Claim 52 Schticky Tiramisu

11% ABV

NUMBER FIVE STYLE: In the Georgian-era, stout simply meant “strong.” Stouts were more potent versions of porter. Made with an extra helping of dark grains for added booze and body, stout quickly caught on, most famously in Ireland and Russia where the style received an extra punch for the journey. Today, those so-called imperial stouts reign stateside. Claim 52 Brewing’s Imperial pastry stout is brewed with milk sugar, mascarpone cheese, and heaps of specialty malts, then conditioned on coffee from Farmers Union Coffee Roasters for notes of chocolate, ladyfingers, and vanilla.

Reuben’s Farm Team: Volume 1 – Hazy Pale Ale

5.3% ABV

NUMBER FOUR STYLE: Pale ales originated in the UK in the late 1700s after reliable methods existed to produce pale barley malt, and that meant pale-colored beer. Sierra Nevada “Americanized” the style in 1980 when they released their hoppier version of the pale ale featuring Cascade hops, which became the signature hop for the American version of style. PCC Community Markets and the great farmers of the Pacific Northwest teamed up with Reuben’s Brews to brew a hazy pale ale with Citra, Cryo Idaho 7, Mosaic, and Simcoe hops from Jackson Hop Farm in Idaho and malt from Joseph’s Grainery in Washington. Brewed to highlight the unique terroir of our region, this pale ale feature malts and hops that showcase the outstanding work our hard-working growers bring to the industry.

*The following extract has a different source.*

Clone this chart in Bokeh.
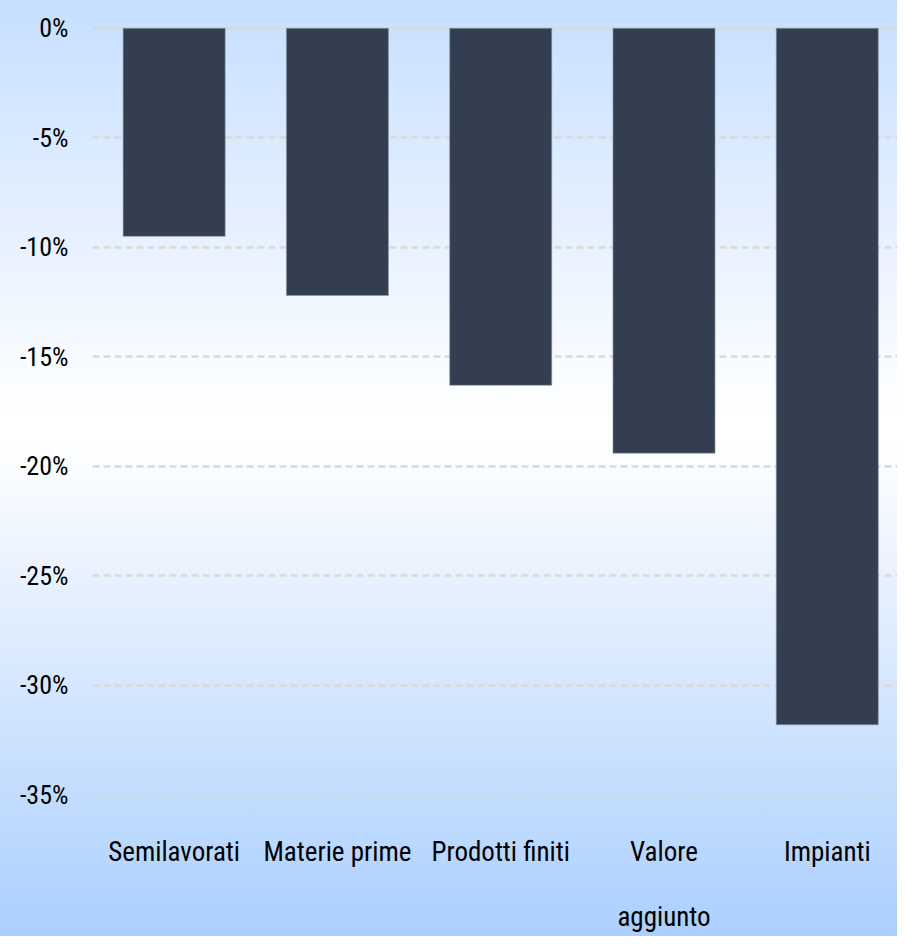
from bokeh.plotting import figure
from bokeh.models import FixedTicker, PrintfTickFormatter, Span, Range1d
from bokeh.embed import file_html
from bokeh.resources import INLINE

categories = ["Semilavorati", "Materie prime", "Prodotti finiti", "Valore\naggiunto", "Impianti"]
values = [-9.5, -12.2, -16.3, -19.4, -31.8]
y_ticks = [0, -5, -10, -15, -20, -25, -30, -35]

FONT = "Roboto Condensed"

x_pos = list(range(len(categories)))

p = figure(width=897, height=936, output_backend="svg", toolbar_location=None,
           x_range=Range1d(-0.5, 4.43), y_range=Range1d(-35.26, 1.268),
           min_border_left=92, min_border_right=0, min_border_top=0, min_border_bottom=128)
p.styles = {"background": "linear-gradient(to bottom, #C6DFFF 0%, #FFFFFF 44%, #FFFFFF 47%, #ABCFFE 100%)"}
p.border_fill_color = None
p.background_fill_color = None
p.outline_line_color = None

p.vbar(x=x_pos, top=0, bottom=values, width=0.625, fill_color="#333F50",
       line_color="#8D97A6", line_width=1, line_alpha=0.6)

p.xaxis.ticker = FixedTicker(ticks=x_pos)
p.xaxis.major_label_overrides = {i: c for i, c in zip(x_pos, categories)}
p.yaxis.ticker = FixedTicker(ticks=y_ticks)
p.yaxis.formatter = PrintfTickFormatter(format="%d%%")

for ax in (p.xaxis, p.yaxis):
    ax.axis_line_color = None
    ax.major_tick_line_color = None
    ax.minor_tick_line_color = None
    ax.major_tick_out = 0
    ax.major_tick_in = 0
    ax.major_label_text_font = FONT
    ax.major_label_text_color = "#000000"

p.xaxis.major_label_text_font_size = "27px"
p.xaxis.major_label_standoff = 35
p.xaxis.major_label_text_line_height = 2.05
p.yaxis.major_label_text_font_size = "26px"
p.yaxis.major_label_standoff = 24

p.xgrid.grid_line_color = None
p.ygrid.ticker = FixedTicker(ticks=y_ticks)
p.ygrid.grid_line_color = "#D9D9D9"
p.ygrid.grid_line_width = 2.5
p.ygrid.grid_line_dash = "7 4"

zero = Span(location=0, dimension="width", line_color="#D9D9D9", line_width=3, level="underlay")
p.add_layout(zero)

open("out.html", "w").write(file_html(p, INLINE))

Kulshan Plank Brothers NW Pilsner

5.2% ABV

NUMBER THREE STYLE: Around 1840, eons before marketers invented “drinkability,” Czech brewers in Bohemia created pilsner, a light beer that didn’t taste like bath water. The primary source of the innovation was the use of bottom-fermenting yeasts, which yielded a livelier, more consistent beer than the traditional top-fermented brews. Today, the best pilsners are still found in continental Europe, partly because of demand and partly because it’s home to the style’s signature Saaz hop, Pilsen’s soft water and crackery, paler malt. German and Bavarian styles tend to emphasize bitterness and spicy hop flavor. But stateside, craft brewers borrow freely from both approaches and put a more personal flare — typically more hops — on the style including Kulshan Brewing and The North Fork Brewery collaboration Plank Brothers NW Pilsner. This Northwest pilsner features crisp malt notes and a spicy, floral hop bouquet accentuated by citrus and red berry.

Anchorage Let’s Go

6.4% ABV

NUMBER TWO STYLE: Hitting the scene in the early 2010s, the New England style IPA, or hazy IPA, came to fame thanks to a Vermont brewery, The Alchemist, with Heady Topper, an unfiltered double IPA that became a cult favorite. Call them hazy, New England or Northeast style; they’re still all the rage. Though loaded with hops, these small-batch brews tone down the bitterness by using milder varieties like Citra and Mosaic and adding them late in the brewing process. Unfiltered, these beers are meant to be drunk young and fresh. Anchorage Brewing’s Let’s Go hazy IPA is brewed with El Dorado Incognito hops and Hazy Cali yeast then amped up the juice levels with a double dry hopping of Nelson Sauvin and Strata.

Breakside Cuddle Puddle

6% ABV

NUMBER ONE STYLE: Craft Beer & Brewing readers voted West Coast IPAs are their favorite style. Yes, we’re talking bold, hop-forward IPAs born from the increasingly hoppy pale ales of the early ’80s, and then spurred by friendly rivalries among San Diego breweries during the mid-2000s. Breakside Brewery’s Cuddle Puddle, or Cud Pud, as they affectionately call it, is a Northwest version of a West Coast IPA. It’s brewed with loads of thiol-derived richness from Oregon-grown Strata hops that provide big mid-palate pops of blueberry and passionfruit. They complement that with some Citra, also grown in the Willamette Valley, that blasts in with some top notes of tangerine, lime, coriander, and a floral-hay situation. They folded in a bit of Simcoe and Nelson Sauvin for some mild resin and musk, but these are just accent notes that are there to allow the Oregon hops to shine.